• Objective: All lines from the beginning of the listing through the line with "import * as echarts from 'echarts';" are to be copied word for word; the pictures are not.

═════ Dataset excerpt ═════

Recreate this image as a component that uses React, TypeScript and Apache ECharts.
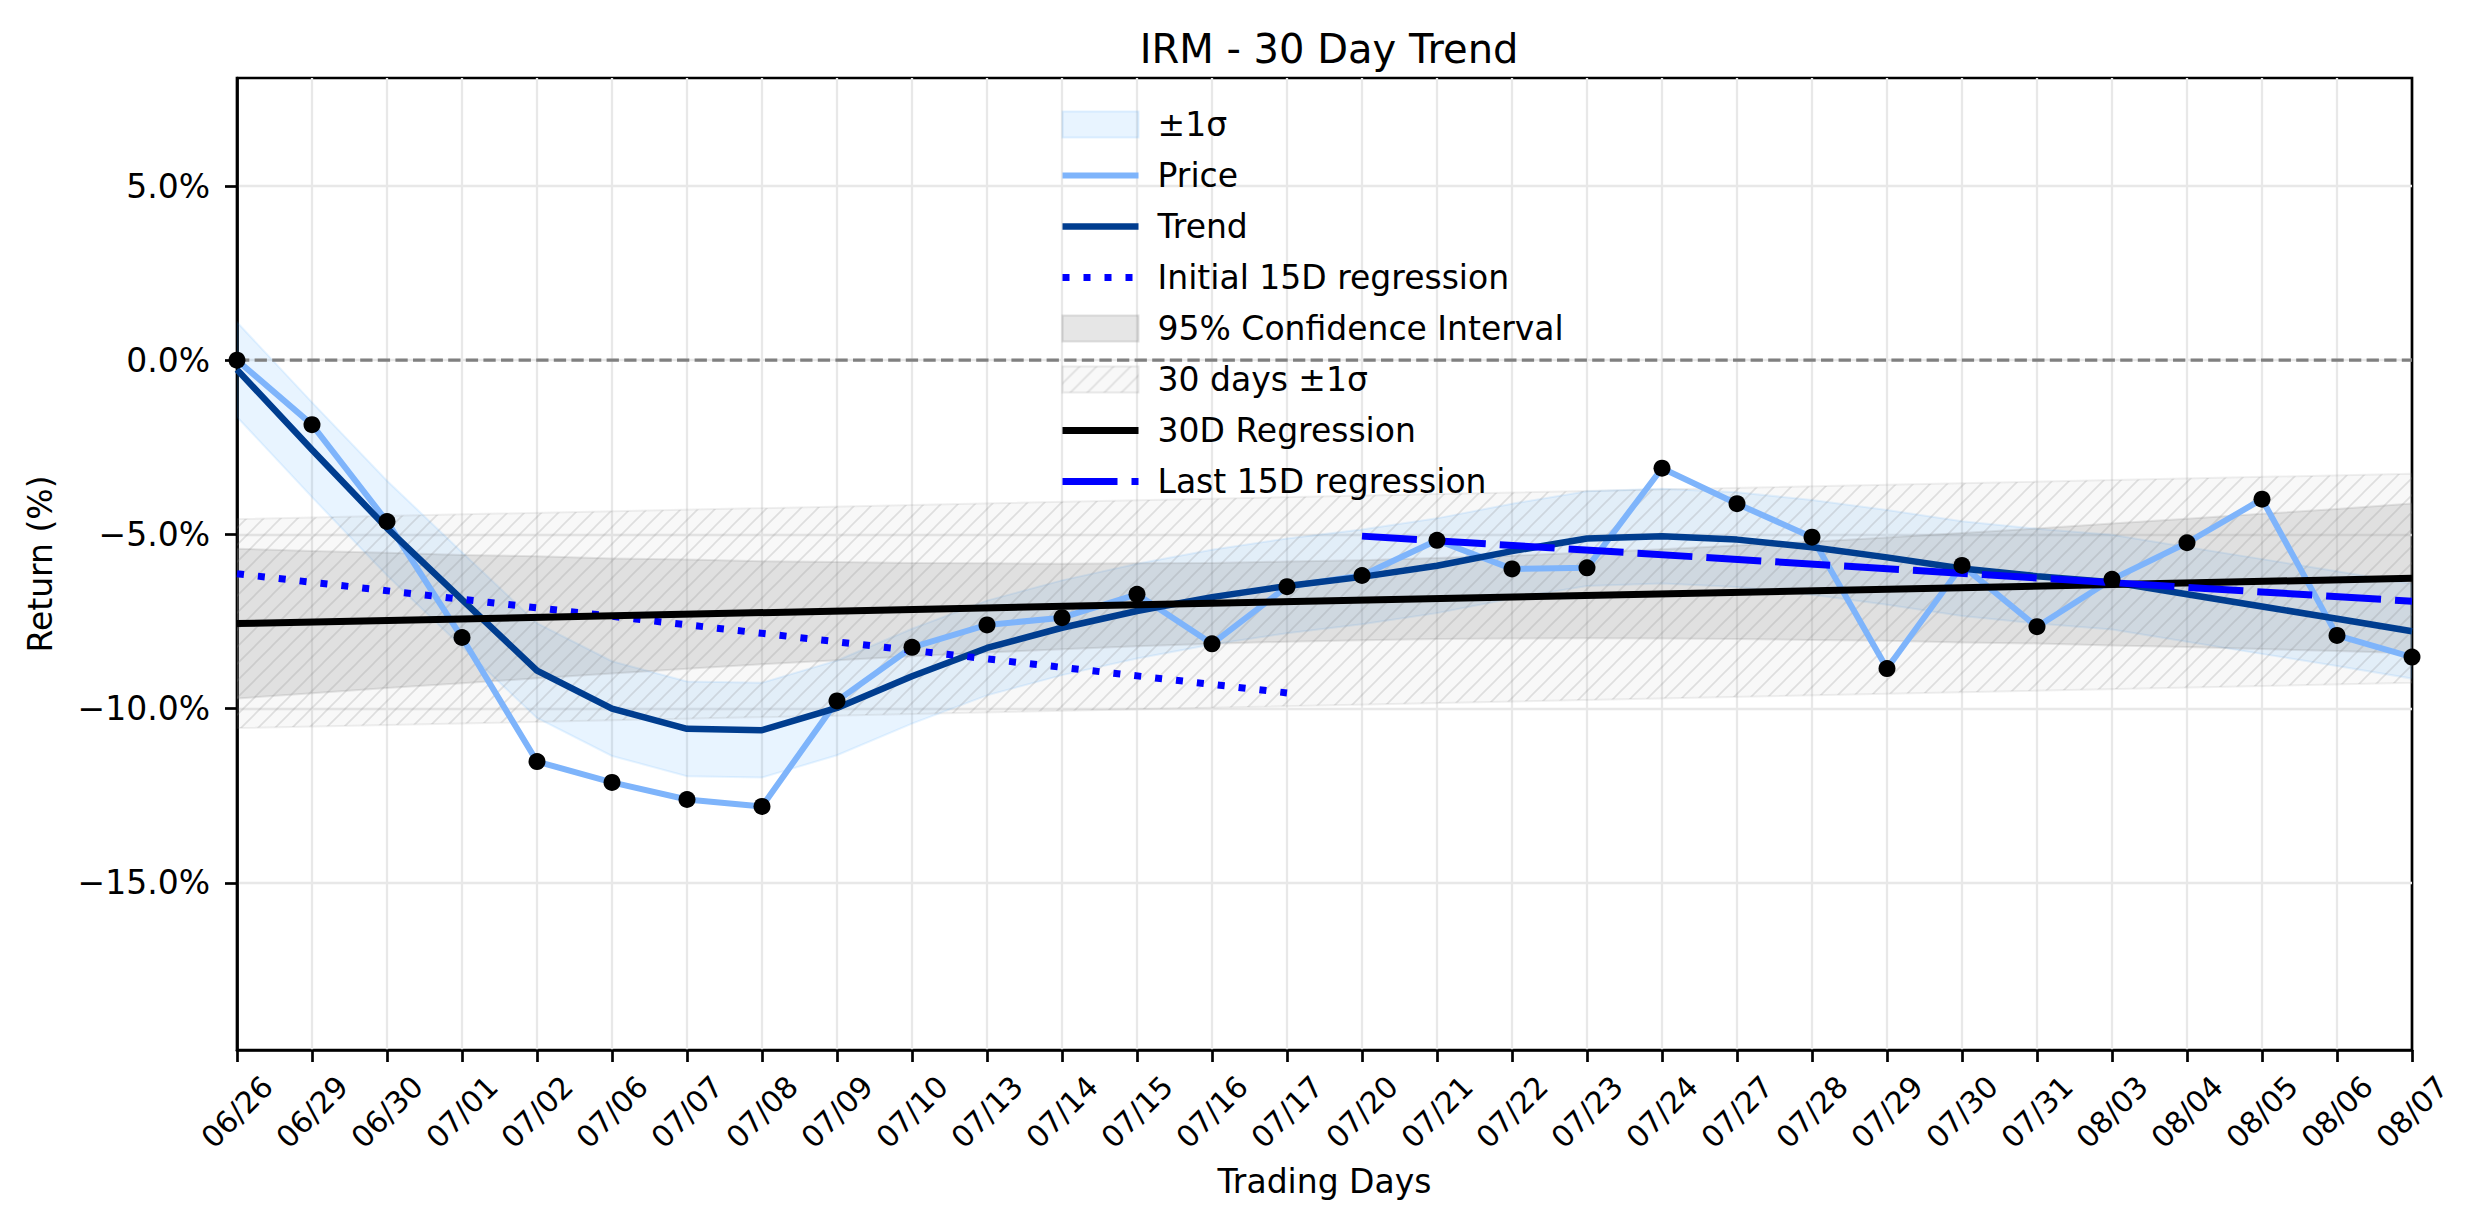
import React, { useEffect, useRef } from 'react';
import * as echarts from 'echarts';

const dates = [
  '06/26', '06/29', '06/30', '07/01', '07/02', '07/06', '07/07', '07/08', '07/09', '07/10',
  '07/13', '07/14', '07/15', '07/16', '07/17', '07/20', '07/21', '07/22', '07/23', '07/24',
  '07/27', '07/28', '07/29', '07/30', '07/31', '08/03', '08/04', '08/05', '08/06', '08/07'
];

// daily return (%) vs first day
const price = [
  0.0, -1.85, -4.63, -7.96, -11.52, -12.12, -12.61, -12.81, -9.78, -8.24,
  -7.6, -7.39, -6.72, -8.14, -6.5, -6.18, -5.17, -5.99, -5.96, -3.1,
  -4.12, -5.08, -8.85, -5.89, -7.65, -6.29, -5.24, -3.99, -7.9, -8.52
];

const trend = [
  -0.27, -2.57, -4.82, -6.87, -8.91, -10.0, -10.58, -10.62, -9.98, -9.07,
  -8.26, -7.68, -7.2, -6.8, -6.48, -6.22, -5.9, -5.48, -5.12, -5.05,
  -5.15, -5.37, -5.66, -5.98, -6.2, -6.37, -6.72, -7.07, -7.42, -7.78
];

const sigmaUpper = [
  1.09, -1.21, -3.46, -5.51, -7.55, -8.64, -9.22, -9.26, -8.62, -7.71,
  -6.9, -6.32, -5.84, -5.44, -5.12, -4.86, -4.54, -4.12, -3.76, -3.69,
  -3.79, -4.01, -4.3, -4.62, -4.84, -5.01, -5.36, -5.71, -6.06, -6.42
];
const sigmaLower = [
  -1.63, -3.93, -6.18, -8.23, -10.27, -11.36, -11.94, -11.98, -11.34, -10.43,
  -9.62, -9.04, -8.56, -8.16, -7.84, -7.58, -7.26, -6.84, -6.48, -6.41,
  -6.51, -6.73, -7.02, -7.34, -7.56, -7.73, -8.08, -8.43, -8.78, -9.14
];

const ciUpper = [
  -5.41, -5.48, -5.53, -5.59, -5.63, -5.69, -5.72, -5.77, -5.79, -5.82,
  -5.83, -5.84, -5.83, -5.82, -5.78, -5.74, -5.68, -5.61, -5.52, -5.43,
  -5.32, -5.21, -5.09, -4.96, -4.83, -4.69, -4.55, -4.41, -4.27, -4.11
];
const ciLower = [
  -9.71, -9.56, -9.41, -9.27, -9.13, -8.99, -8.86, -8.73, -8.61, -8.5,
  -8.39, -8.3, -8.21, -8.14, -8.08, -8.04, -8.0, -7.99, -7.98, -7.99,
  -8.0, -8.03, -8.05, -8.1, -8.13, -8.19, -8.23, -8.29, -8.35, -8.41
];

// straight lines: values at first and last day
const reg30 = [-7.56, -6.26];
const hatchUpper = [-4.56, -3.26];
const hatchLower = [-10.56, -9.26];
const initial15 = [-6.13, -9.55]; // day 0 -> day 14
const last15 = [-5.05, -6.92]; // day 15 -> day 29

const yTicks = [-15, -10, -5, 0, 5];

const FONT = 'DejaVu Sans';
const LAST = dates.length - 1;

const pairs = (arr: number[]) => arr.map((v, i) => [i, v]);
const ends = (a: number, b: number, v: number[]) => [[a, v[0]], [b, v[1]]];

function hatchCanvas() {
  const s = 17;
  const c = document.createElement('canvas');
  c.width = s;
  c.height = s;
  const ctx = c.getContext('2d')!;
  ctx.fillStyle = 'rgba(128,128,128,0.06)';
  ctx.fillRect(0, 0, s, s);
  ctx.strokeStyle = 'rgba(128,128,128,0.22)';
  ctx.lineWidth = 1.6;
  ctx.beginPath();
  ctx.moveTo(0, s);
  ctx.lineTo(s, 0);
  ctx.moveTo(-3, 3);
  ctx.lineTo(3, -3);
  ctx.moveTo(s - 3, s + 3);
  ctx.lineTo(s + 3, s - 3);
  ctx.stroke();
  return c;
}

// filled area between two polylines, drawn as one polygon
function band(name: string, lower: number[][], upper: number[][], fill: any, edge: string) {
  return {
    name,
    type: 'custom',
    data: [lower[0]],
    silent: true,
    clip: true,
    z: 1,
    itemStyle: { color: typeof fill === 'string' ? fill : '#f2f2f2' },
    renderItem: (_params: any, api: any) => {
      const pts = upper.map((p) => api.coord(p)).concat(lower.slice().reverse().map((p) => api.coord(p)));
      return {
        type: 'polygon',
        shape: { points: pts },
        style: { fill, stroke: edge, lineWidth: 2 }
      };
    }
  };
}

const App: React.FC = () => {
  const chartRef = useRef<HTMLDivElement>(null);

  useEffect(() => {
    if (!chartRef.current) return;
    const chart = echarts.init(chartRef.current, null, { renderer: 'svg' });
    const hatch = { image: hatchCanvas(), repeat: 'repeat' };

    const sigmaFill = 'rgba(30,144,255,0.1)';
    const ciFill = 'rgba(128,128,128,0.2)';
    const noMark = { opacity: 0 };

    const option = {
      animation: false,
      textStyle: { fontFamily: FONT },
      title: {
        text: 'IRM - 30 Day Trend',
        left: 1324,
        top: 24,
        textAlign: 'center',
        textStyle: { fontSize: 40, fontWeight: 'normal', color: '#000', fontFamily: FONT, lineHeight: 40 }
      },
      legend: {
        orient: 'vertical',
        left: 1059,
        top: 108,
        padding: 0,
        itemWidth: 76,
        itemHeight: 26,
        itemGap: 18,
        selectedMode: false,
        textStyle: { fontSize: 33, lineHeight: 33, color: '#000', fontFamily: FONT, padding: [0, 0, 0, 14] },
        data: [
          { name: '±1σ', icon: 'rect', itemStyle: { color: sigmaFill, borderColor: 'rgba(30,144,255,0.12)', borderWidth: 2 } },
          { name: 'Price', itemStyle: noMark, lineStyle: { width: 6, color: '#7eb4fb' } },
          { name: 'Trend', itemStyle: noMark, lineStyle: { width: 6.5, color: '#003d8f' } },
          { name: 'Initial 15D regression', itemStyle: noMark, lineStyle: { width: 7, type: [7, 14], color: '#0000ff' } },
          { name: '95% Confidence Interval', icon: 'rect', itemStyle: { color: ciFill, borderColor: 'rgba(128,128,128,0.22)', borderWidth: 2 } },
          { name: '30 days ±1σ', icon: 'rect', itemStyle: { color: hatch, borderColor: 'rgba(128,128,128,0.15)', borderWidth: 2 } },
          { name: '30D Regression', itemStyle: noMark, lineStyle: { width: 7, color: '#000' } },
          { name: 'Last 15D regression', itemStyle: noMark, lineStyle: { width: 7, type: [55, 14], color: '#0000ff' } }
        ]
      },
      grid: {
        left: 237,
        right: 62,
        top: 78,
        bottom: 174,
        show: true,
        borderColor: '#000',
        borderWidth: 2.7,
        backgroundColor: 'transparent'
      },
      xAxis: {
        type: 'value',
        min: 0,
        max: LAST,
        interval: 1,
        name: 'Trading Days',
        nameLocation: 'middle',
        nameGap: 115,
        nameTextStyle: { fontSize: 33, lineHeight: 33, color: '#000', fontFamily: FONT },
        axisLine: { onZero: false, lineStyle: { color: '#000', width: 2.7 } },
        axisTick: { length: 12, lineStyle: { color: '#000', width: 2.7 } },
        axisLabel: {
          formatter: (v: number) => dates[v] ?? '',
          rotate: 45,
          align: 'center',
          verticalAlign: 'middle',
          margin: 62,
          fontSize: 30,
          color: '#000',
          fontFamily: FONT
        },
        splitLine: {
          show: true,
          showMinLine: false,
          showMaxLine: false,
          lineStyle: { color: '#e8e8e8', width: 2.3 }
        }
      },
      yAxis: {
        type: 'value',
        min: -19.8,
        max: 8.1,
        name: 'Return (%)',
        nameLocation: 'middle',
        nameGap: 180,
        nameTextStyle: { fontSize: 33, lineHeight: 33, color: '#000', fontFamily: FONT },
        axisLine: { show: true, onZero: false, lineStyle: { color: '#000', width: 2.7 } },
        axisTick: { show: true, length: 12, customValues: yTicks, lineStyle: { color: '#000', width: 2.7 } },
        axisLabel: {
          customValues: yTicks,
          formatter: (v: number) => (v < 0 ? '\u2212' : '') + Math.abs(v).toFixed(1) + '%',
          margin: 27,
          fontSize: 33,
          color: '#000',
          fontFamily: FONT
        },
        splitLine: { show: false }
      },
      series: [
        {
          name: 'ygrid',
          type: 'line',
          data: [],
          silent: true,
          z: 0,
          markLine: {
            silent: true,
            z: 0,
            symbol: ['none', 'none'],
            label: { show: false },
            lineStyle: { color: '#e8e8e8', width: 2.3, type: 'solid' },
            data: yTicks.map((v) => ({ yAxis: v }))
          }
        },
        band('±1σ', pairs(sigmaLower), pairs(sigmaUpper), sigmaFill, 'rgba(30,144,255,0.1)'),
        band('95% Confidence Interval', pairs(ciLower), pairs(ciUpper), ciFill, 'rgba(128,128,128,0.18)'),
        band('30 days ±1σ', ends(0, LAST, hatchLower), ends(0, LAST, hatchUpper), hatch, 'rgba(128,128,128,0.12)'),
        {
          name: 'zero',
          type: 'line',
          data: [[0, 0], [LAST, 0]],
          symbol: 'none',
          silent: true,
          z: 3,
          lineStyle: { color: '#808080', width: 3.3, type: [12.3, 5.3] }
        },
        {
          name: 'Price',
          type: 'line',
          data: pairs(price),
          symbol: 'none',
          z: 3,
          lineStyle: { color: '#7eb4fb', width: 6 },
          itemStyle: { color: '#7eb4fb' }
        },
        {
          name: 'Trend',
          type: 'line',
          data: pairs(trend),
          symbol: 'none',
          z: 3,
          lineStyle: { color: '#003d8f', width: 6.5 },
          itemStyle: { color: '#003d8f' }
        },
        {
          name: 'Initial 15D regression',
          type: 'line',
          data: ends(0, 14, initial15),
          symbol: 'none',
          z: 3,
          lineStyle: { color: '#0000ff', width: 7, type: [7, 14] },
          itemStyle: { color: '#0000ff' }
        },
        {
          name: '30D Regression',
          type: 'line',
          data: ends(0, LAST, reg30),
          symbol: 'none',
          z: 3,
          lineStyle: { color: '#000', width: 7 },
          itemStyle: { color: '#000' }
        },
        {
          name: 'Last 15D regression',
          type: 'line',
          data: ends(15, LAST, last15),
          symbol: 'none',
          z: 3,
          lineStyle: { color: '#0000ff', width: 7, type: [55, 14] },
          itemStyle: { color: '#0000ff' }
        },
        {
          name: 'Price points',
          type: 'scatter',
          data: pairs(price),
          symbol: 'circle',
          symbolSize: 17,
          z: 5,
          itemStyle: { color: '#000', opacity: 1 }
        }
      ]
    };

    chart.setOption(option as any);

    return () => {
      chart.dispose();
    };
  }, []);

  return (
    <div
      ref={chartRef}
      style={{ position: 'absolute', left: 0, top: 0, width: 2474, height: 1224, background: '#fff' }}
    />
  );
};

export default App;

═════

• Solution to this problem:
Recreate this image as a component that uses React, TypeScript and Apache ECharts.
import React, { useEffect, useRef } from 'react';
import * as echarts from 'echarts';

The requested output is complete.